6 tablespoons extra-virgin olive oil and a bit more to grill the steak
1.5 lbs of rib-eye steak about an inch thick
4 cups of baby arugula
2 medium sized roasted red peppers (see instructions)
3 tablespoons of Baker and Olive Sicilian Lemon White balsamic vinegar
8oz of parmesean cheese (Reggiano) peeled off the block with a vegetable peeler
Kosher salt and Pepper to taste
Brush steak with olive oil and sprinkle generously with salt and pepper. Heat bbq grill to high heat and sear each side of steak for 3 minutes to give it a crusty char. Next, lower heat of bbq and cook steak on each side for 5 minutes. Remove steak and allow to rest for 10 minutes or so.
While the steak is grilling, put arugula in a large bowl, cut or tear roasted red peppers into strips and put into the arugula. Peel the parmesean into strips on top of the salad.
Make the dressing: Mix 3 tablespoons of Baker and Olive Sicilian Lemon White balsamic and whisk in w olive oil slowly until the mix is emulsified.
Slice steak into bite sized slices and place on top of the salad. Toss with dressing add salt and pepper to taste.

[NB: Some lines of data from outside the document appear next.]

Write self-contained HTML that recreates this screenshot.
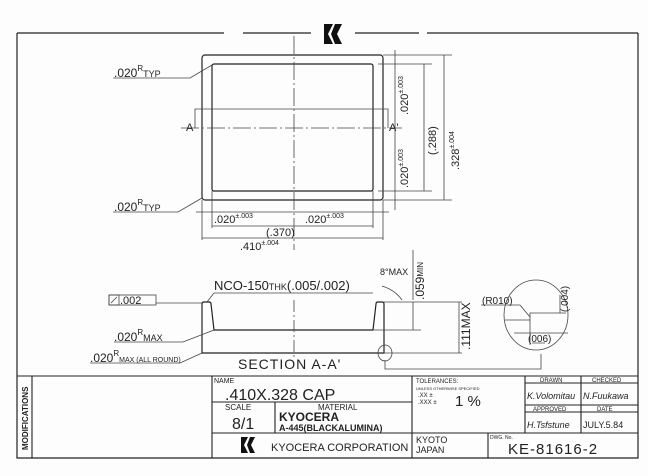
<!DOCTYPE html>
<html><head><meta charset="utf-8"><style>
html,body{margin:0;padding:0;background:#fff;}
svg{display:block}
text{font-family:"Liberation Sans",sans-serif;fill:#222}
</style></head><body>
<svg width="648" height="476" viewBox="0 0 648 476" xmlns="http://www.w3.org/2000/svg">
<rect width="648" height="476" fill="#fdfdfd"/>
<g stroke="#222" fill="none" stroke-width="1.2">
<path d="M17 33 H224 M243 33 H311 M355 33 H419 M427 33 H638 M17 33 V458 H638 V33"/>
<rect x="202" y="55" width="181" height="145" rx="3"/>
<rect x="212" y="64" width="161" height="127" rx="2"/>
</g>
<g fill="#111"><path d="M324 24 L333 24 L328 34 L333 44 L324 44 Z"/><path d="M335 24 L342 24 L337 34 L342 44 L335 44 L331 34 Z"/></g>
<g stroke="#444" fill="none" stroke-width="0.8">
<path d="M294 36 V250" stroke-dasharray="18 3 2 3"/>
<path d="M181 128 H402" stroke-dasharray="18 3 2 3"/>
<path d="M195 128 V109 H388 V128"/>
<path d="M383 55 H452 M378 64 H432 M378 191 H432 M383 200 H452"/>
<path d="M395 50 V210 M424 64 V191 M444 55 V200"/>
<path d="M202 200 V240 M383 200 V240 M212 191 V228 M373 191 V228"/>
<path d="M196 212 H389 M212 226 H373 M202 238 H383"/>
<path d="M113 78 H190 L212 65"/>
<path d="M113 212 H178 L202 198"/>
</g>
<g font-size="12">
<text x="114" y="77">.020<tspan font-size="8" dy="-6">R</tspan><tspan font-size="9" dy="6">TYP</tspan></text>
<text x="114" y="211">.020<tspan font-size="8" dy="-6">R</tspan><tspan font-size="9" dy="6">TYP</tspan></text>
<text x="186" y="131" font-size="11">A</text>
<text x="389" y="131" font-size="11">A'</text>
<text x="214" y="223" font-size="11">.020<tspan font-size="7" dy="-5">±.003</tspan></text>
<text x="305" y="223" font-size="11">.020<tspan font-size="7" dy="-5">±.003</tspan></text>
<text x="266" y="236" font-size="11">(.370)</text>
<text x="240" y="250" font-size="11">.410<tspan font-size="7" dy="-5">±.004</tspan></text>
<text transform="translate(408,115) rotate(-90)" font-size="11">.020<tspan font-size="7" dy="-5">±.003</tspan></text>
<text transform="translate(408,188) rotate(-90)" font-size="11">.020<tspan font-size="7" dy="-5">±.003</tspan></text>
<text transform="translate(436,155) rotate(-90)" font-size="11">(.288)</text>
<text transform="translate(459,170) rotate(-90)" font-size="11">.328<tspan font-size="7" dy="-5">±.004</tspan></text>
</g>
<g stroke="#222" fill="none" stroke-width="1.2">
<path d="M202 353 V304 Q202 302 204 302 H209 Q211 302 211 304 L214 330 H373 L376 304 Q376 302 378 302 H382 Q384 302 384 304 V353 H202 Z"/>
</g>
<g stroke="#444" fill="none" stroke-width="0.8">
<path d="M294 300 V358" stroke-dasharray="12 3 2 3"/>
<path d="M156 303 H202 M384 302 H462 M373 330 H421 M384 353 H462"/>
<path d="M413 302 V330 M459 302 V353 M413 300 V250"/>
<path d="M214 293 H373 M214 293 L207 302"/>
<path d="M114 342 H183 L214 330"/>
<path d="M90 363 H180 L202 353"/>
<path d="M385 360 V369 H541 V354"/>
<path d="M382 286 Q395 290 402 300"/>
<ellipse cx="385" cy="353" rx="7" ry="8"/>
<rect x="109" y="295" width="10" height="10"/>
<rect x="109" y="295" width="47" height="10"/>
<path d="M111 303 L117 297"/>
<ellipse cx="536" cy="315" rx="32" ry="35"/>
<path d="M505 320 H530 V313 H566 M530 320 V345 M520 305 H481 M520 305 L530 317 M560 295 V313 M514 333 H568 M532 343 H545"/>
</g>
<g font-size="12">
<text x="120" y="304" font-size="11">.002</text>
<text x="214" y="290" font-size="13">NCO-150<tspan font-size="9">THK</tspan>(.005/.002)</text>
<text x="380" y="275" font-size="9">8°MAX</text>
<text transform="translate(424,300) rotate(-90)" font-size="12">.059<tspan font-size="8" dy="-1">MIN</tspan></text>
<text transform="translate(470,350) rotate(-90)" font-size="12">.111MAX</text>
<text x="114" y="341">.020<tspan font-size="8" dy="-6">R</tspan><tspan font-size="9" dy="6">MAX</tspan></text>
<text x="90" y="362">.020<tspan font-size="8" dy="-6">R</tspan><tspan font-size="7" dy="6">MAX (ALL ROUND)</tspan></text>
<text x="238" y="369" font-size="14" letter-spacing="1">SECTION A-A'</text>
<text x="482" y="304" font-size="10">(R010)</text>
<text transform="translate(568,312) rotate(-90)" font-size="10">(.004)</text>
<text x="528" y="342" font-size="10">(006)</text>
</g>
<g stroke="#222" fill="none" stroke-width="1.1">
<path d="M17 376 H638 M32 376 V458 M212 376 V458 M412 376 V458 M525 376 V433 M488 433 V458 M212 402 H412 M212 433 H638 M275 402 V433 M525 383 H638 M525 405 H638 M525 412 H638 M581 376 V433"/>
</g>
<text transform="translate(28,450) rotate(-90)" font-family="Liberation Serif,serif" font-size="8" font-weight="bold">MODIFICATIONS</text>
<g font-family="Liberation Serif,serif">
<text x="214" y="383" font-size="7">NAME</text>
<text x="225" y="400" font-size="16" font-family="Liberation Sans,sans-serif">.410X.328 CAP</text>
<text x="225" y="410" font-size="8">SCALE</text>
<text x="318" y="410" font-size="8">MATERIAL</text>
<text x="232" y="429" font-size="16" font-family="Liberation Sans,sans-serif">8/1</text>
<text x="279" y="421" font-size="12" font-weight="bold">KYOCERA</text>
<text x="279" y="431" font-size="9" font-weight="bold">A-445(BLACKALUMINA)</text>
<text x="416" y="383" font-size="6">TOLERANCES:</text>
<text x="416" y="390" font-size="4">UNLESS OTHERWISE SPECIFIED</text>
<text x="418" y="397" font-size="6">.XX ±</text>
<text x="418" y="404" font-size="6">.XXX ±</text>
<text x="455" y="406" font-size="15" font-family="Liberation Sans,sans-serif">1 %</text>
<text x="540" y="382" font-size="6">DRAWN</text>
<text x="592" y="382" font-size="6">CHECKED</text>
<text x="527" y="399" font-size="9" font-style="italic">K.Volomitau</text>
<text x="583" y="399" font-size="9" font-style="italic">N.Fuukawa</text>
<text x="533" y="411" font-size="6">APPROVED</text>
<text x="597" y="411" font-size="6">DATE</text>
<text x="527" y="428" font-size="9" font-style="italic">H.Tsfstune</text>
<text x="583" y="428" font-size="9" font-family="Liberation Sans,sans-serif">JULY.5.84</text>
<text x="490" y="439" font-size="5">DWG. No.</text>
</g>
<g fill="#111"><path d="M241 437 L248 437 L244 445 L248 453 L241 453 Z"/><path d="M250 437 L255 437 L251 445 L255 453 L250 453 L247 445 Z"/></g>
<text x="271" y="451" font-size="11">KYOCERA CORPORATION</text>
<text x="416" y="443" font-size="9">KYOTO</text>
<text x="416" y="453" font-size="9">JAPAN</text>
<text x="508" y="454" font-size="15" letter-spacing="1">KE-81616-2</text>
</svg>
</body></html>
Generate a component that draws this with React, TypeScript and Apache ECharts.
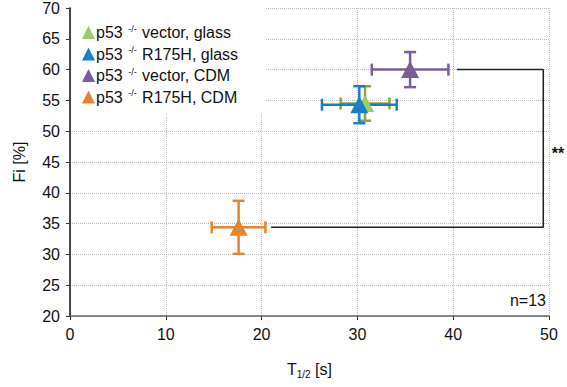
import React, { useEffect, useRef } from "react";
import * as echarts from "echarts";

const categories = [
  "p53 -/- vector, glass",
  "p53 -/- R175H, glass",
  "p53 -/- vector, CDM",
  "p53 -/- R175H, CDM",
];
const tHalf = [30.8, 30.2, 35.5, 17.6];
const tHalfErr = [2.55, 3.9, 4.0, 2.8];
const fi = [54.5, 54.3, 60.0, 34.4];
const fiErr = [2.8, 3.0, 2.85, 4.3];
const markerColors = ["#9dcc66", "#1a7fc4", "#7a5e99", "#e8832e"];
const barColors = ["#87a63e", "#1a80c6", "#7a5e99", "#e8832e"];

const bracketX = [40.4, 49.4, 49.4, 21.0];
const bracketY = [60, 60, 34.4, 34.4];

const yTicks = { min: 20, max: 70, interval: 5 };
const xTicks = { min: 0, max: 50, interval: 10 };

const FONT = "'Liberation Sans', Arial, Helvetica, sans-serif";

export default function App() {
  const ref = useRef<HTMLDivElement>(null);
  useEffect(() => {
    document.body.style.margin = "0";
    const chart = echarts.init(ref.current!, null, { renderer: "svg" });
    const series: any[] = [];
    categories.forEach((name, i) => {
      series.push({
        type: "custom",
        name: "err" + i,
        data: [[tHalf[i], fi[i], tHalfErr[i], fiErr[i]]],
        renderItem: (params: any, api: any) => {
          const x = api.value(0), y = api.value(1), ex = api.value(2), ey = api.value(3);
          const c = api.coord([x, y]);
          const l = api.coord([x - ex, y]);
          const r = api.coord([x + ex, y]);
          const t = api.coord([x, y + ey]);
          const b = api.coord([x, y - ey]);
          const cap = 6;
          const style = { stroke: barColors[i], lineWidth: 2.5 };
          const ln = (x1: number, y1: number, x2: number, y2: number) => ({
            type: "line",
            shape: { x1, y1, x2, y2 },
            style,
          });
          return {
            type: "group",
            children: [
              ln(l[0], c[1], r[0], c[1]),
              ln(c[0], t[1], c[0], b[1]),
              ln(l[0], c[1] - cap, l[0], c[1] + cap),
              ln(r[0], c[1] - cap, r[0], c[1] + cap),
              ln(c[0] - cap, t[1], c[0] + cap, t[1]),
              ln(c[0] - cap, b[1], c[0] + cap, b[1]),
            ],
          };
        },
        silent: true,
      });
      series.push({
        type: "scatter",
        name,
        data: [[tHalf[i], fi[i]]],
        symbol: "triangle",
        symbolSize: [18, 17],
        itemStyle: { color: markerColors[i], opacity: 1 },
      });
    });
    series.push({
      type: "line",
      name: "bracket",
      data: bracketX.map((x, i) => [x, bracketY[i]]),
      symbol: "none",
      lineStyle: { color: "#222", width: 1.5 },
      silent: true,
    });

    chart.setOption({
      animation: false,
      textStyle: { fontFamily: FONT },
      grid: { left: 70, right: 18, top: 8, bottom: 71 },
      legend: {
        data: categories,
        left: 72,
        top: 8,
        orient: "vertical",
        icon: "triangle",
        itemWidth: 13,
        itemHeight: 13,
        itemGap: 5,
        padding: [16, 28, 8, 10],
        backgroundColor: "#ffffff",
        formatter: (n: string) => n.replace("-/-", "{sup|-/-}"),
        textStyle: {
          fontFamily: FONT,
          fontSize: 16,
          color: "#111",
          padding: [0, 0, 0, -4],
          rich: {
            sup: { fontSize: 9, fontFamily: FONT, color: "#111", padding: [0, 1, 8, 1] },
          },
        },
      },
      xAxis: {
        type: "value",
        ...xTicks,
        name: "T{sub|1/2} [s]",
        nameLocation: "middle",
        nameGap: 44,
        nameTextStyle: {
          fontFamily: FONT,
          fontSize: 16,
          color: "#111",
          rich: { sub: { fontSize: 10, fontFamily: FONT, color: "#111", padding: [9, 0, 0, 0] } },
        },
        axisLine: { lineStyle: { color: "#666", width: 1.5 } },
        axisTick: { show: true, length: 4, lineStyle: { color: "#333" } },
        axisLabel: { fontSize: 16, color: "#111", margin: 10, fontFamily: FONT },
        splitLine: { show: true, lineStyle: { color: "#bbb", type: "dotted", width: 1 } },
      },
      yAxis: {
        type: "value",
        ...yTicks,
        name: "Fi [%]",
        nameLocation: "middle",
        nameGap: 43,
        nameTextStyle: { fontFamily: FONT, fontSize: 16, color: "#111" },
        axisLine: { show: true, lineStyle: { color: "#111", width: 1.5 } },
        axisTick: { show: true, length: 4, lineStyle: { color: "#333" } },
        axisLabel: { fontSize: 16, color: "#111", margin: 10, fontFamily: FONT },
        splitLine: { show: true, lineStyle: { color: "#bbb", type: "dotted", width: 1 } },
      },
      graphic: [
        {
          type: "text",
          x: 558,
          y: 153,
          style: {
            text: "**",
            fontSize: 16,
            fontWeight: "bold",
            fontFamily: FONT,
            fill: "#111",
            align: "center",
            verticalAlign: "middle",
          },
        },
        {
          type: "text",
          x: 546,
          y: 300,
          style: {
            text: "n=13",
            fontSize: 16,
            fontFamily: FONT,
            fill: "#111",
            align: "right",
            verticalAlign: "middle",
          },
        },
      ],
      series,
    });
    return () => chart.dispose();
  }, []);
  return <div ref={ref} style={{ width: 567, height: 387 }} />;
}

GO! Enjoy this absolutely delicious explosion of flavor.
Roasted Red Peppers:
Pre-heat oven to 500 degrees. Cut Red Peppers in half. Place halved red peppers on a piece of foil or parchment paper skin side up in the oven. Roast the peppers until all of the skin is blackened. Rotating the pan as needed. (about 25 minutes). After you remove the peppers from the oven place them in a brown paper bag until they cool down enough to handle. Remove skin, seeds, stem etc. and they are ready to go.